— START INFORMATION SUPPLIED —

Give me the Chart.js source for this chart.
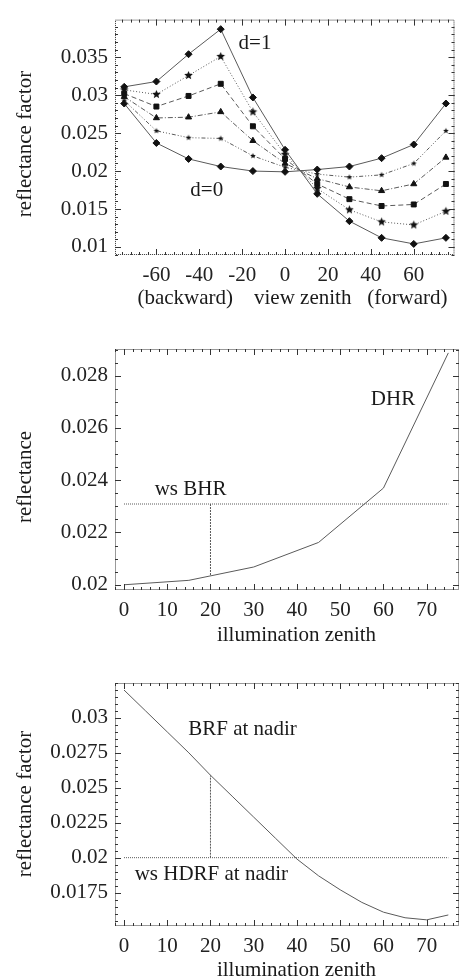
<!DOCTYPE html>
<html>
<head>
<meta charset="utf-8">
<script src="https://cdn.jsdelivr.net/npm/chart.js@4.4.1/dist/chart.umd.min.js"></script>
<style>
  html, body { margin: 0; padding: 0; background: #fff; }
  canvas { position: absolute; left: 0; }
  #chart1 { top: 0; }
  #chart2 { top: 320px; }
  #chart3 { top: 650px; }
</style>
</head>
<body>
<canvas id="chart1" width="460" height="320"></canvas>
<canvas id="chart2" width="460" height="330"></canvas>
<canvas id="chart3" width="460" height="329"></canvas>
<script>
// --- panel 1: BRF vs view zenith, d = 0 ... 1
const viewZenith = [-75, -60, -45, -30, -15, 0, 15, 30, 45, 60, 75];
const brfD10 = [0.0311, 0.0318, 0.0354, 0.0387, 0.0297, 0.0228, 0.0170, 0.0134, 0.0112, 0.0104, 0.0112];
const brfD08 = [0.0307, 0.0301, 0.0326, 0.0351, 0.0278, 0.0222, 0.0177, 0.0149, 0.0133, 0.0129, 0.0147];
const brfD06 = [0.0302, 0.0285, 0.0299, 0.0315, 0.0259, 0.0216, 0.0183, 0.0163, 0.0154, 0.0156, 0.0183];
const brfD04 = [0.0298, 0.0270, 0.0271, 0.0278, 0.0240, 0.0210, 0.0190, 0.0179, 0.0174, 0.0183, 0.0218];
const brfD02 = [0.0293, 0.0253, 0.0244, 0.0243, 0.0220, 0.0205, 0.0196, 0.0192, 0.0195, 0.0210, 0.0253];
const brfD00 = [0.0289, 0.0237, 0.0216, 0.0206, 0.0200, 0.0199, 0.0202, 0.0206, 0.0217, 0.0235, 0.0289];
const xTicks1 = [-60, -40, -20, 0, 20, 40, 60];
const yTicks1 = [0.01, 0.015, 0.02, 0.025, 0.03, 0.035];
const yLabels1 = ['0.01', '0.015', '0.02', '0.025', '0.03', '0.035'];

// --- panel 2: DHR vs illumination zenith
const illumZenith = [0, 15, 30, 45, 60, 75];
const dhr = [0.0200, 0.02017, 0.02068, 0.02162, 0.02370, 0.02887];
const bhrX = [0, 75];
const bhrY = [0.02309, 0.02309];
const bhrMarkX = [20, 20];
const bhrMarkY = [0.02309, 0.02034];
const xTicks23 = [0, 10, 20, 30, 40, 50, 60, 70];
const yTicks2 = [0.02, 0.022, 0.024, 0.026, 0.028];
const yLabels2 = ['0.02', '0.022', '0.024', '0.026', '0.028'];

// --- panel 3: BRF at nadir vs illumination zenith
const nadirZenith = [0, 5, 10, 15, 20, 25, 30, 35, 40, 45, 50, 55, 60, 65, 70, 75];
const brfNadir = [0.0320, 0.0305, 0.0290, 0.0275, 0.0259, 0.0244, 0.0229, 0.0214, 0.0199,
                  0.0187, 0.0177, 0.0168, 0.0161, 0.0157, 0.01555, 0.0159];
const hdrfX = [0, 75];
const hdrfY = [0.0200, 0.0200];
const hdrfMarkX = [20, 20];
const hdrfMarkY = [0.0200, 0.0259];
const yTicks3 = [0.0175, 0.02, 0.0225, 0.025, 0.0275, 0.03];
const yLabels3 = ['0.0175', '0.02', '0.0225', '0.025', '0.0275', '0.03'];

const FONT = 'Liberation Serif';
Chart.defaults.font.family = FONT;
Chart.defaults.font.size = 21;
Chart.defaults.color = '#222';

const LINE = '#5a5a5a';
const MARK = '#111';

function makeStar(r) {
  const s = Math.ceil(r * 2 + 2);
  const c = document.createElement('canvas');
  c.width = c.height = s;
  const g = c.getContext('2d');
  g.fillStyle = MARK;
  g.beginPath();
  for (let i = 0; i < 10; i++) {
    const a = -Math.PI / 2 + i * Math.PI / 5;
    const rr = i % 2 ? r * 0.45 : r;
    g.lineTo(s / 2 + rr * Math.cos(a), s / 2 + rr * Math.sin(a));
  }
  g.closePath();
  g.fill();
  return c;
}

function pts(xs, ys) {
  return xs.map((x, i) => ({ x: x, y: ys[i] }));
}

function series(xs, ys, dash, style, radius) {
  return {
    data: pts(xs, ys),
    borderColor: LINE,
    borderWidth: 1,
    borderDash: dash,
    pointStyle: style,
    pointRadius: radius,
    pointBackgroundColor: MARK,
    pointBorderColor: MARK,
    pointBorderWidth: 1,
    tension: 0,
    fill: false
  };
}

// frame with inward major/minor ticks on all four sides
const framePlugin = {
  id: 'frame',
  afterDraw(chart, args, opts) {
    const { ctx, chartArea: a, scales } = chart;
    const xs = scales.x, ys = scales.y;
    ctx.save();
    ctx.strokeStyle = '#333';
    ctx.lineWidth = 1;
    ctx.setLineDash([1, 1]);
    ctx.strokeRect(a.left + 0.5, a.top + 0.5, a.right - a.left - 1, a.bottom - a.top - 1);
    ctx.setLineDash([]);
    ctx.beginPath();
    const tickAt = (scale, v, len, horiz) => {
      const p = Math.round(scale.getPixelForValue(v)) + 0.5;
      if (horiz) {
        ctx.moveTo(p, a.bottom); ctx.lineTo(p, a.bottom - len);
        ctx.moveTo(p, a.top); ctx.lineTo(p, a.top + len);
      } else {
        ctx.moveTo(a.left, p); ctx.lineTo(a.left + len, p);
        ctx.moveTo(a.right, p); ctx.lineTo(a.right - len, p);
      }
    };
    const eps = 1e-9;
    for (let v = Math.ceil(xs.min / opts.xMinor - eps) * opts.xMinor; v <= xs.max + eps; v += opts.xMinor) {
      tickAt(xs, v, 3, true);
    }
    for (let v = Math.ceil(ys.min / opts.yMinor - eps) * opts.yMinor; v <= ys.max + eps; v += opts.yMinor) {
      tickAt(ys, v, 3, false);
    }
    xs.ticks.forEach(t => tickAt(xs, t.value, 6, true));
    ys.ticks.forEach(t => tickAt(ys, t.value, 6, false));
    ctx.stroke();
    ctx.restore();
  }
};

// free text: data coordinates (x, y) or canvas pixels (px, py)
const notesPlugin = {
  id: 'notes',
  afterDraw(chart, args, opts) {
    const { ctx, scales } = chart;
    ctx.save();
    ctx.fillStyle = '#1a1a1a';
    ctx.font = '21px "' + FONT + '"';
    ctx.textAlign = 'center';
    ctx.textBaseline = 'middle';
    (opts.items || []).forEach(n => {
      const px = n.px !== undefined ? n.px : scales.x.getPixelForValue(n.x);
      const py = n.py !== undefined ? n.py : scales.y.getPixelForValue(n.y);
      ctx.save();
      ctx.translate(px, py);
      if (n.rotate) ctx.rotate(-Math.PI / 2);
      ctx.fillText(n.text, 0, 0);
      ctx.restore();
    });
    ctx.restore();
  }
};

function baseOptions(p) {
  return {
    responsive: false,
    animation: false,
    layout: { padding: { top: p.top, right: 1, left: 0, bottom: 0 } },
    plugins: {
      legend: { display: false },
      tooltip: { enabled: false },
      frame: { xMinor: p.xMinor, yMinor: p.yMinor },
      notes: { items: p.notes }
    },
    scales: {
      x: {
        type: 'linear',
        min: p.xMin,
        max: p.xMax,
        grid: { display: false, drawTicks: false },
        border: { display: false },
        afterBuildTicks: s => { s.ticks = p.xTicks.map(v => ({ value: v })); },
        afterFit: s => { s.height = p.height - p.bottom; },
        ticks: { padding: 8, maxRotation: 0, autoSkip: false, callback: v => String(v) }
      },
      y: {
        type: 'linear',
        min: p.yMin,
        max: p.yMax,
        grid: { display: false, drawTicks: false },
        border: { display: false },
        afterBuildTicks: s => { s.ticks = p.yTicks.map(v => ({ value: v })); },
        afterFit: s => { s.width = 115; },
        ticks: { padding: 7, autoSkip: false, callback: (v, i) => p.yLabels[i] }
      }
    }
  };
}

// 1. BRF for different d
new Chart(document.getElementById('chart1'), {
  type: 'line',
  data: {
    datasets: [
      series(viewZenith, brfD10, [], 'rectRot', 3.5),
      series(viewZenith, brfD08, [1, 2], makeStar(4.5), 4.5),
      series(viewZenith, brfD06, [5, 3], 'rect', 3.5),
      series(viewZenith, brfD04, [5, 2, 1, 2], 'triangle', 3.5),
      series(viewZenith, brfD02, [4, 2, 1, 2, 1, 2, 1, 2], makeStar(3), 3),
      series(viewZenith, brfD00, [], 'rectRot', 3.5)
    ]
  },
  options: baseOptions({
    top: 13, height: 320, bottom: 255,
    xMin: -79.3, xMax: 79, yMin: 0.00894, yMax: 0.03996,
    xTicks: xTicks1, yTicks: yTicks1, yLabels: yLabels1,
    xMinor: 4, yMinor: 0.001,
    notes: [
      { text: 'd=1', x: -14, y: 0.0368 },
      { text: 'd=0', x: -36.5, y: 0.01747 },
      { text: '(backward)    view zenith   (forward)', px: 292.5, py: 298 },
      { text: 'reflectance factor', px: 25, py: 144, rotate: true }
    ]
  }),
  plugins: [framePlugin, notesPlugin]
});

// 2. DHR and white-sky BHR
new Chart(document.getElementById('chart2'), {
  type: 'line',
  data: {
    datasets: [
      series(illumZenith, dhr, [], false, 0),
      series(bhrX, bhrY, [1, 1], false, 0),
      series(bhrMarkX, bhrMarkY, [2, 1], false, 0)
    ]
  },
  options: baseOptions({
    top: 29, height: 330, bottom: 270,
    xMin: -2.08, xMax: 77.47, yMin: 0.0198, yMax: 0.02902,
    xTicks: xTicks23, yTicks: yTicks2, yLabels: yLabels2,
    xMinor: 2, yMinor: 0.0005,
    notes: [
      { text: 'DHR', x: 62.2, y: 0.02708 },
      { text: 'ws BHR', x: 15.4, y: 0.02366 },
      { text: 'illumination zenith', px: 296.5, py: 315 },
      { text: 'reflectance', px: 25, py: 157, rotate: true }
    ]
  }),
  plugins: [framePlugin, notesPlugin]
});

// 3. BRF at nadir and white-sky HDRF at nadir
new Chart(document.getElementById('chart3'), {
  type: 'line',
  data: {
    datasets: [
      series(nadirZenith, brfNadir, [], false, 0),
      series(hdrfX, hdrfY, [1, 1], false, 0),
      series(hdrfMarkX, hdrfMarkY, [2, 1], false, 0)
    ]
  },
  options: baseOptions({
    top: 33, height: 329, bottom: 276,
    xMin: -2.08, xMax: 77.47, yMin: 0.01511, yMax: 0.0325,
    xTicks: xTicks23, yTicks: yTicks3, yLabels: yLabels3,
    xMinor: 2, yMinor: 0.0005,
    notes: [
      { text: 'BRF at nadir', x: 27.4, y: 0.02916 },
      { text: 'ws HDRF at nadir', x: 20.2, y: 0.0188 },
      { text: 'illumination zenith', px: 296.5, py: 320 },
      { text: 'reflectance factor', px: 25, py: 154, rotate: true }
    ]
  }),
  plugins: [framePlugin, notesPlugin]
});
</script>
</body>
</html>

— END INFORMATION SUPPLIED —

SET EXERCISE — From the opening line of the listing above through the line bearing "const yLabels2 = ['0.02', '0.022', '0.024', '0.026', '0.028'];", repeat each line exactly. Drop every picture.

ANSWER IN FULL —
Give me the Chart.js source for this chart.
<!DOCTYPE html>
<html>
<head>
<meta charset="utf-8">
<script src="https://cdn.jsdelivr.net/npm/chart.js@4.4.1/dist/chart.umd.min.js"></script>
<style>
  html, body { margin: 0; padding: 0; background: #fff; }
  canvas { position: absolute; left: 0; }
  #chart1 { top: 0; }
  #chart2 { top: 320px; }
  #chart3 { top: 650px; }
</style>
</head>
<body>
<canvas id="chart1" width="460" height="320"></canvas>
<canvas id="chart2" width="460" height="330"></canvas>
<canvas id="chart3" width="460" height="329"></canvas>
<script>
// --- panel 1: BRF vs view zenith, d = 0 ... 1
const viewZenith = [-75, -60, -45, -30, -15, 0, 15, 30, 45, 60, 75];
const brfD10 = [0.0311, 0.0318, 0.0354, 0.0387, 0.0297, 0.0228, 0.0170, 0.0134, 0.0112, 0.0104, 0.0112];
const brfD08 = [0.0307, 0.0301, 0.0326, 0.0351, 0.0278, 0.0222, 0.0177, 0.0149, 0.0133, 0.0129, 0.0147];
const brfD06 = [0.0302, 0.0285, 0.0299, 0.0315, 0.0259, 0.0216, 0.0183, 0.0163, 0.0154, 0.0156, 0.0183];
const brfD04 = [0.0298, 0.0270, 0.0271, 0.0278, 0.0240, 0.0210, 0.0190, 0.0179, 0.0174, 0.0183, 0.0218];
const brfD02 = [0.0293, 0.0253, 0.0244, 0.0243, 0.0220, 0.0205, 0.0196, 0.0192, 0.0195, 0.0210, 0.0253];
const brfD00 = [0.0289, 0.0237, 0.0216, 0.0206, 0.0200, 0.0199, 0.0202, 0.0206, 0.0217, 0.0235, 0.0289];
const xTicks1 = [-60, -40, -20, 0, 20, 40, 60];
const yTicks1 = [0.01, 0.015, 0.02, 0.025, 0.03, 0.035];
const yLabels1 = ['0.01', '0.015', '0.02', '0.025', '0.03', '0.035'];

// --- panel 2: DHR vs illumination zenith
const illumZenith = [0, 15, 30, 45, 60, 75];
const dhr = [0.0200, 0.02017, 0.02068, 0.02162, 0.02370, 0.02887];
const bhrX = [0, 75];
const bhrY = [0.02309, 0.02309];
const bhrMarkX = [20, 20];
const bhrMarkY = [0.02309, 0.02034];
const xTicks23 = [0, 10, 20, 30, 40, 50, 60, 70];
const yTicks2 = [0.02, 0.022, 0.024, 0.026, 0.028];
const yLabels2 = ['0.02', '0.022', '0.024', '0.026', '0.028'];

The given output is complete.